Perhaps the epitome of rest from weariness is Jesus asleep in a boat during a violent storm. Mark 4 graphically describes an intense time of ministry for Jesus near the Sea of Galilee. Crowds had pressed on Him so much that He got into a boat to teach. It exhausted Him. While on earth, Jesus experienced fatigue like we do. A reminder for us to listen to our body when it’s weary.

Rest from worry

In Mark 4, Jesus’ disciples were tired, too. But they needed rest from their worries. They were terrified they’d perish in the storm. They had fished the Sea of Galilee for years and knew the dangers of its sudden, violent storms. The sea sits seven hundred feet below sea level. When an east wind blows from the eastern mountains and that cool, heavy air blankets the warm air covering the sea, storms arise like those described in Matthew 8:24 and Mark 4:37.
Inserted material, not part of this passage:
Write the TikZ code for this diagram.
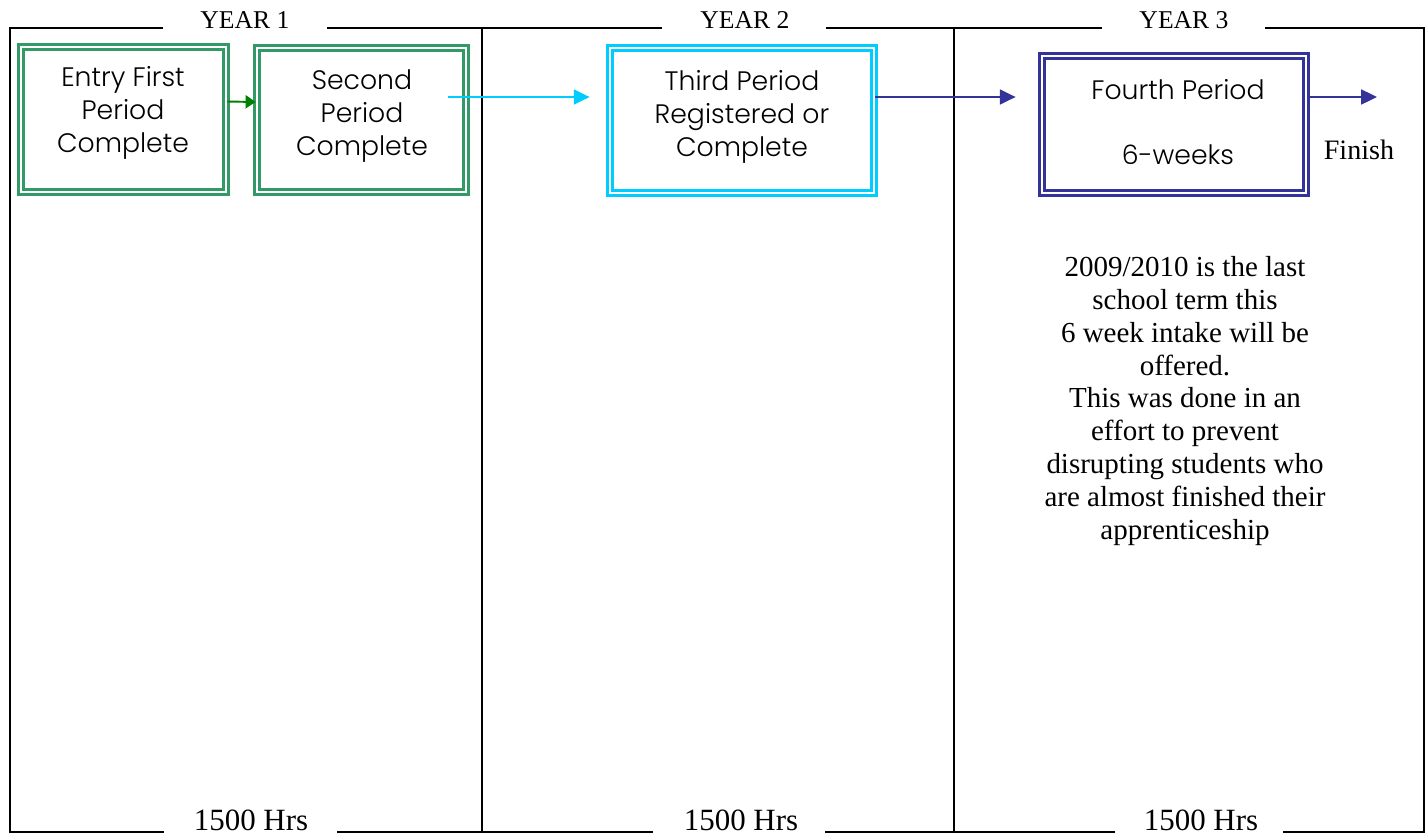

But note what Jesus said before the storm started: “Let us cross to the other side.” He wouldn’t have said that if there had been no way to get there by boat. Jesus travels with us through the darkest, fiercest storms of our lives (Joshua 1:5, Hebrews 13:5). His provision—not our effort—brings us through them and gives us rest from worry.

Rest from wandering

The Israelites wandered in the desert forty years before God allowed their next generation to enter Canaan (Numbers 32:13). Israel had a pattern of wandering from God but returning to Him after being exiled or oppressed. Pagans experienced that, too. King Nebuchadnezzar wandered the countryside, living like an animal for seven years until he honored and praised God as the Most High (Daniel 4:34-35).

Our sin nature makes it easier to wander from God than to press into Him. Psalm 56:8 (BSB) says, “You have taken account of my wanderings.” That Hebrew word means “mental restlessness,” the “tossings to and fro of the mind.” Praise God that He knows all our wandering thoughts and actions—and promises He will give us rest when we come to Him (Matthew 11:28).

Rest from the world

Here’s what’s most exciting. Hebrews 4:1 (NIV) opens with “Therefore, since the promise of entering his rest still stands …” What rest? Something better than Canaan rest. And greater than all other forms of rest.

It’s the rest we’ll experience when heaven and earth are reunited in humanity’s final state of redemption. Heaven and earth have been separated by sin for a long time. Jesus bridged that gap. Now heaven and earth “overlap” wherever people believe in Christ’s redeeming work. But one day all of heaven and earth will become one again—like it was in the Garden of Eden. That’s what authors throughout Scripture describe as “the new heaven and new earth” (Isaiah 65:17 & 66:22; 2 Peter 3:13; Revelation 21:1).

Conclusion

Now a tough question. Does lack of rest reflect unbelief or disobedience? I’m guilty of both. But you and I can embrace all that God intends for us with rest. Praise God for His indescribable gift!